## start Supplied material
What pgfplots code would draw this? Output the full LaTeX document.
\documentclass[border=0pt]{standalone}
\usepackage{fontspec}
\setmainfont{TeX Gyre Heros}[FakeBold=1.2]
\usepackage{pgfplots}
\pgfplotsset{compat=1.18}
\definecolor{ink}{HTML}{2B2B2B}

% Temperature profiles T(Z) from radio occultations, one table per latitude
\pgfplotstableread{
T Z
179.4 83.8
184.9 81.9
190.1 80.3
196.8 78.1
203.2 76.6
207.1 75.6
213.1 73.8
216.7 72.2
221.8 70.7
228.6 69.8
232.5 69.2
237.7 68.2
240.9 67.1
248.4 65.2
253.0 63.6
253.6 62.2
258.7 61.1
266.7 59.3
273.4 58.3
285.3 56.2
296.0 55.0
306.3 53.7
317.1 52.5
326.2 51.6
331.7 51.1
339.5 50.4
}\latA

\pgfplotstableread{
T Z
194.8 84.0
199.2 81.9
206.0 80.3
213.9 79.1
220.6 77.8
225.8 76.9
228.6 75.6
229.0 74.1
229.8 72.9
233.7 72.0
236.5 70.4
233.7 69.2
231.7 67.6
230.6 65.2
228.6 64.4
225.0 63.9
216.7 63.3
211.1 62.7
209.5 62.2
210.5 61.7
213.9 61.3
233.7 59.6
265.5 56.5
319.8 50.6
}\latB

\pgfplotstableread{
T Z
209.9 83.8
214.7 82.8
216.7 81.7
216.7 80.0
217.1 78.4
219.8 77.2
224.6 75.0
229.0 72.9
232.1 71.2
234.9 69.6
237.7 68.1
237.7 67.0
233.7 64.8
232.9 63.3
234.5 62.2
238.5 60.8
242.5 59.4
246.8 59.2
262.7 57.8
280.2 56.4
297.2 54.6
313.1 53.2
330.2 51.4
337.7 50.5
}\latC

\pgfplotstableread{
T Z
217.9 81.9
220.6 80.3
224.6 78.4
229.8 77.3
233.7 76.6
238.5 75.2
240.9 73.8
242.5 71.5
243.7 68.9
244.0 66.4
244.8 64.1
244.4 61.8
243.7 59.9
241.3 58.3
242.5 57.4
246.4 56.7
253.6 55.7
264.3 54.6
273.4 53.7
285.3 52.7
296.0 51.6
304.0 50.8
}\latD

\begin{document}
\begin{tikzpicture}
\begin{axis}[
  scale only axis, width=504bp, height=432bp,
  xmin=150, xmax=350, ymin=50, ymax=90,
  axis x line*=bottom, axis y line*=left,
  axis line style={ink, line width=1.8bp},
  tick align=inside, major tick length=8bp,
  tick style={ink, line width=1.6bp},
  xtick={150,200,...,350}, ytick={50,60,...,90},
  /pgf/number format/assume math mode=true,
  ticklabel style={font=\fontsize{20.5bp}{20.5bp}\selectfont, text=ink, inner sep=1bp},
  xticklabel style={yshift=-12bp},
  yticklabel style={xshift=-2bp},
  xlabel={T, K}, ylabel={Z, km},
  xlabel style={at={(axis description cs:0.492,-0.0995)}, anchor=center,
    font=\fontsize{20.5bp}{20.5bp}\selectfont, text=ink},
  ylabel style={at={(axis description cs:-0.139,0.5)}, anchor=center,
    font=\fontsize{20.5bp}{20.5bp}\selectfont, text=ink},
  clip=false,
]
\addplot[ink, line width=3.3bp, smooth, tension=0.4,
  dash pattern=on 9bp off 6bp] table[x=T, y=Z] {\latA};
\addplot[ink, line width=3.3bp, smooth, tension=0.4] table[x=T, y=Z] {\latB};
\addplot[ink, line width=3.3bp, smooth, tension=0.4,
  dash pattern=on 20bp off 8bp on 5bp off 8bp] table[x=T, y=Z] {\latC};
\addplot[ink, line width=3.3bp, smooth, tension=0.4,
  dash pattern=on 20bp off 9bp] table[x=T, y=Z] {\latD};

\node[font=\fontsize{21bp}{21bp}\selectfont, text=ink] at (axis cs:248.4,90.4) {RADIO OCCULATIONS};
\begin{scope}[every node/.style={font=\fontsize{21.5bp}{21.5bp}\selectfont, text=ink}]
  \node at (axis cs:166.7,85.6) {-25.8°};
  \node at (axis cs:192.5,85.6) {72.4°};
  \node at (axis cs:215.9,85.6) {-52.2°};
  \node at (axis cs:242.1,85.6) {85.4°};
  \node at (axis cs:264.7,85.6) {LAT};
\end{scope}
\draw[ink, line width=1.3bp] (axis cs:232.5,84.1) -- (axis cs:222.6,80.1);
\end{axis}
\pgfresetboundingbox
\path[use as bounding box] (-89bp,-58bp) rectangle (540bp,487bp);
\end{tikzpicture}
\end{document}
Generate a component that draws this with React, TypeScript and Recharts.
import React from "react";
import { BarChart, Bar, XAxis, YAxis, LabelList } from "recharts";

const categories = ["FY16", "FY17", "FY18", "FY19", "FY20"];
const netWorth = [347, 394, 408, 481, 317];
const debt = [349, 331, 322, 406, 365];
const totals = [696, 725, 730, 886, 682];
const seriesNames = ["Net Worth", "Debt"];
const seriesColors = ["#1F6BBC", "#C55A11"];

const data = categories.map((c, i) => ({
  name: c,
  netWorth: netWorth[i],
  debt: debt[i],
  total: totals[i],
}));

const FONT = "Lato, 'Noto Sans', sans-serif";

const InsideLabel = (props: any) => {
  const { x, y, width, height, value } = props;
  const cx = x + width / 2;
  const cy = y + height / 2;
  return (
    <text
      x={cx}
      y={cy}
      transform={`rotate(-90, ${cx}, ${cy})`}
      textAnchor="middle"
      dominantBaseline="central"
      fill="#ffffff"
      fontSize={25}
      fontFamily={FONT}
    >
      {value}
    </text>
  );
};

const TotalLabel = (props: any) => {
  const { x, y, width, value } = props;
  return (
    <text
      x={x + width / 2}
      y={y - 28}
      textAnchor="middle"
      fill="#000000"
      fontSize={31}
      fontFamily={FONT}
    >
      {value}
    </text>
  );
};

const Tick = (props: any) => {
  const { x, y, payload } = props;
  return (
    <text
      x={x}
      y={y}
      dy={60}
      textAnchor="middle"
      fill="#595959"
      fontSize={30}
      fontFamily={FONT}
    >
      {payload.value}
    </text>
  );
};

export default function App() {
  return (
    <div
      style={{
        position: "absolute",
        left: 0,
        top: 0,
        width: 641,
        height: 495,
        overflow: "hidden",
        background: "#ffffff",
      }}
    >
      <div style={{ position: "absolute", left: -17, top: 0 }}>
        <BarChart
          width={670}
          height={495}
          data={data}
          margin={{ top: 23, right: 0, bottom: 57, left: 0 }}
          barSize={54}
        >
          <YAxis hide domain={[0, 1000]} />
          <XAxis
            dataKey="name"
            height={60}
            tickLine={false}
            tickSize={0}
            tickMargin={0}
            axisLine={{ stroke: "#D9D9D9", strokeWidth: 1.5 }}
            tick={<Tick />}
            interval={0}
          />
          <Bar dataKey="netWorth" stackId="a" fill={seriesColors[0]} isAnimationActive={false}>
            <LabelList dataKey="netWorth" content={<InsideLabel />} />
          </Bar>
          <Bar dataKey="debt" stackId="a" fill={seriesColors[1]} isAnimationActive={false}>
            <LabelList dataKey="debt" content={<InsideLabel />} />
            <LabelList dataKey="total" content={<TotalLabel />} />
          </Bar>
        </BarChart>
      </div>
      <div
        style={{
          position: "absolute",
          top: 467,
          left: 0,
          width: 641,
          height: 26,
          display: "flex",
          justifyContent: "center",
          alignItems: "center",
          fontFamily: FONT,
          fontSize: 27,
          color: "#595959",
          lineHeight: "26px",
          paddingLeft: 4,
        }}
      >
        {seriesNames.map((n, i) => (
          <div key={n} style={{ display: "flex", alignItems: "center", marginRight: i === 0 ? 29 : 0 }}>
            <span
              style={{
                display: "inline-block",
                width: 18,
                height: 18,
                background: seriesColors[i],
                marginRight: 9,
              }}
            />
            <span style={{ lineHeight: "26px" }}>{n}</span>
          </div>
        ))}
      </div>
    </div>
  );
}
## end Supplied material
## start Supplied material
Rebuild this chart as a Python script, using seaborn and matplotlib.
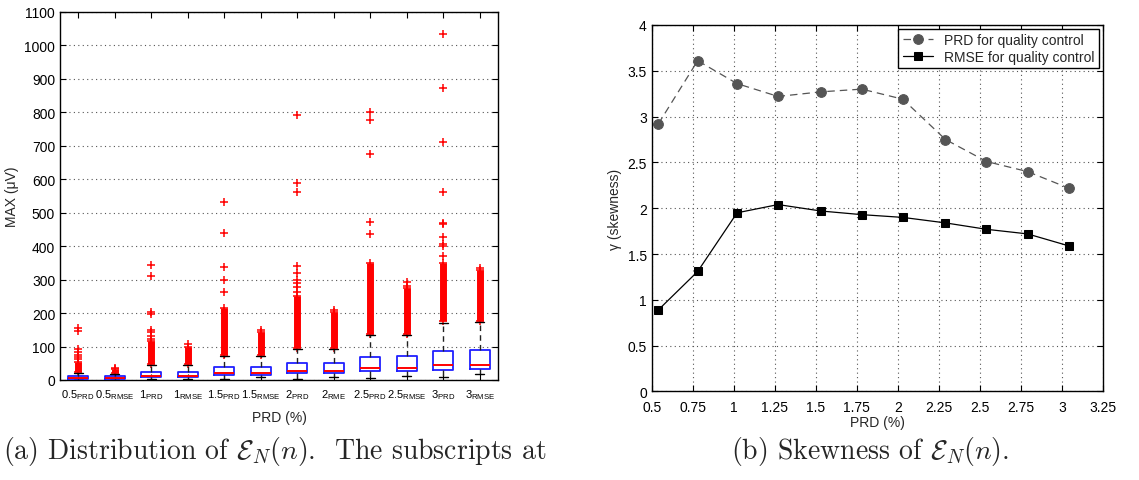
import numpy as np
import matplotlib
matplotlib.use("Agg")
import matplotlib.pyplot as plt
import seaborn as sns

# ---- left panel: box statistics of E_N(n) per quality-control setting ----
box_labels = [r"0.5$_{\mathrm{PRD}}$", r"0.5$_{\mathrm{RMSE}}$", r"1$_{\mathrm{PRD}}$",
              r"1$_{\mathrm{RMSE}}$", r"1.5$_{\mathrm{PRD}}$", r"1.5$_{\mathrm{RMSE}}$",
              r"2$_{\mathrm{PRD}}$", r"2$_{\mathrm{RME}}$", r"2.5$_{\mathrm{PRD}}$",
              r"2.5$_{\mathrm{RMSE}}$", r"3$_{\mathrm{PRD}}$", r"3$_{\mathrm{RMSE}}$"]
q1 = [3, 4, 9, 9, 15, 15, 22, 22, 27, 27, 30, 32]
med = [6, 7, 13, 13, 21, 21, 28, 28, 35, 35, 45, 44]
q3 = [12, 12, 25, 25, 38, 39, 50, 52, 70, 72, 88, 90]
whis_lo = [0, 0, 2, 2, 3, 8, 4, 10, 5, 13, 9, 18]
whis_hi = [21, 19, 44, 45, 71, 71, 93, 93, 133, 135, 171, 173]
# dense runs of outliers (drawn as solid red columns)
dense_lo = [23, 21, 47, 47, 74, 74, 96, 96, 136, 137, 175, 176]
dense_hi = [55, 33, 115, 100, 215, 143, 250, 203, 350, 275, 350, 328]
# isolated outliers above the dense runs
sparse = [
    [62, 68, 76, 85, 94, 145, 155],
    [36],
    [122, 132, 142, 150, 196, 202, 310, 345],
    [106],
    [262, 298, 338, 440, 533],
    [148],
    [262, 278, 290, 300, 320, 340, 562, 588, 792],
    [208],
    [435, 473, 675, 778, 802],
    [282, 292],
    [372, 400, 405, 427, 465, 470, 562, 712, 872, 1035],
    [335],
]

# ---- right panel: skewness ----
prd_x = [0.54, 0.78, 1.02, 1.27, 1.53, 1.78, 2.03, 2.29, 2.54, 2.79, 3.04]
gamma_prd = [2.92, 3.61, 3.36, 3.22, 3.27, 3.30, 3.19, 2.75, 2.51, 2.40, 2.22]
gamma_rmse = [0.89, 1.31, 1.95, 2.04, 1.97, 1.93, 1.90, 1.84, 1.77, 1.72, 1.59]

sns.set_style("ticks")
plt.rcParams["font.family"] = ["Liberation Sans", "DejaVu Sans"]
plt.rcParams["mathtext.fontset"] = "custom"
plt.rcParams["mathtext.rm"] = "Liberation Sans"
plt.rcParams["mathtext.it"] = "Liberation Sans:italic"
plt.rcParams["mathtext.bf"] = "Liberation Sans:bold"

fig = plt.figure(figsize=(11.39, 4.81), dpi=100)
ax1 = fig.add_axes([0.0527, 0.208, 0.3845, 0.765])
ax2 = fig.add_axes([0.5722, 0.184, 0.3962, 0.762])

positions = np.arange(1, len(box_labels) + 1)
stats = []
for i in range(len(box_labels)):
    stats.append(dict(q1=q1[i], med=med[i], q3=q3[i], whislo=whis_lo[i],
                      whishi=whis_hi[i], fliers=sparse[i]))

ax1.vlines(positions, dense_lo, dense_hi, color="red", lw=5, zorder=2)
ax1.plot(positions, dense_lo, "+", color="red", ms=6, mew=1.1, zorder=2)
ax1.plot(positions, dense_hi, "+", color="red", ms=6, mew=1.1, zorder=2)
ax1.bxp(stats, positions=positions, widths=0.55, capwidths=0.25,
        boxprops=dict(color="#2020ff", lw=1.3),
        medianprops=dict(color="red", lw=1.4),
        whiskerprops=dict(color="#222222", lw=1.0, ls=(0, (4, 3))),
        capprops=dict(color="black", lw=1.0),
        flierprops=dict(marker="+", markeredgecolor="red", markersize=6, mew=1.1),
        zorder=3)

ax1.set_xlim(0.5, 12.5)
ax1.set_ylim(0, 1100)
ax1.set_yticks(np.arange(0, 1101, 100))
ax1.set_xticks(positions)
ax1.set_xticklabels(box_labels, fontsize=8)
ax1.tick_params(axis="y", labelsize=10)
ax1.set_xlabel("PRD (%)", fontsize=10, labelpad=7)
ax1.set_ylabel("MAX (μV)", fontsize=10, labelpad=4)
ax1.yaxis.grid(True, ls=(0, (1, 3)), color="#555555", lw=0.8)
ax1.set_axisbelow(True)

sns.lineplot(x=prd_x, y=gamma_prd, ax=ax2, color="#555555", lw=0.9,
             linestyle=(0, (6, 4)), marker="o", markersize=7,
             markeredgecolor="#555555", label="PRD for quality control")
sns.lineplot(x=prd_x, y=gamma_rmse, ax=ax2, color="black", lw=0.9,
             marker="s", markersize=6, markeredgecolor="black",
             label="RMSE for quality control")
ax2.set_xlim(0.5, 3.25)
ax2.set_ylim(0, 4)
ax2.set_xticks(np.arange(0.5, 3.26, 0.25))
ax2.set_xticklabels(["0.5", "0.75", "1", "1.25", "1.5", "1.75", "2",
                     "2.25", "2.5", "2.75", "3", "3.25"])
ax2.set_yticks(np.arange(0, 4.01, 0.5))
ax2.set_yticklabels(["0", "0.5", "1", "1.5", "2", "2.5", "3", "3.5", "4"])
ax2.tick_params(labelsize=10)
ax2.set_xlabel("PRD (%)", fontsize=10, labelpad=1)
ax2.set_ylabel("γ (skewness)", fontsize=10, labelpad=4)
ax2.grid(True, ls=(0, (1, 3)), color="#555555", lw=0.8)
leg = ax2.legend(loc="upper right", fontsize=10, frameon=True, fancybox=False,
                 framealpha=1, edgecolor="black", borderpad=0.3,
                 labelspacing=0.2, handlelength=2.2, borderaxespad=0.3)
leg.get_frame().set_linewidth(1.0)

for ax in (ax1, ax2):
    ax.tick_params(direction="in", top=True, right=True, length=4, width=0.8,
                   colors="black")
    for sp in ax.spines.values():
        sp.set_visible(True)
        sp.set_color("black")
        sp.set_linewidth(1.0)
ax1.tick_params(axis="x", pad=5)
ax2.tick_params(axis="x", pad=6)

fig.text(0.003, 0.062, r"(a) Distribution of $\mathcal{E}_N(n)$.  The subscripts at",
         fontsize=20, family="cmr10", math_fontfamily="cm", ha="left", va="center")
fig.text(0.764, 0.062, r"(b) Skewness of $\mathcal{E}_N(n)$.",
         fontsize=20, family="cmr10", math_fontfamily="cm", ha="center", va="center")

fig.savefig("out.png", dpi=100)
## end Supplied material
- [Aim]:
Starting at the line containing "Rebuild this chart" and stopping after the line containing "import seaborn as sns", give the lines again exactly and leave out every image.

- [Finished exercise]:
Rebuild this chart as a Python script, using seaborn and matplotlib.
import numpy as np
import matplotlib
matplotlib.use("Agg")
import matplotlib.pyplot as plt
import seaborn as sns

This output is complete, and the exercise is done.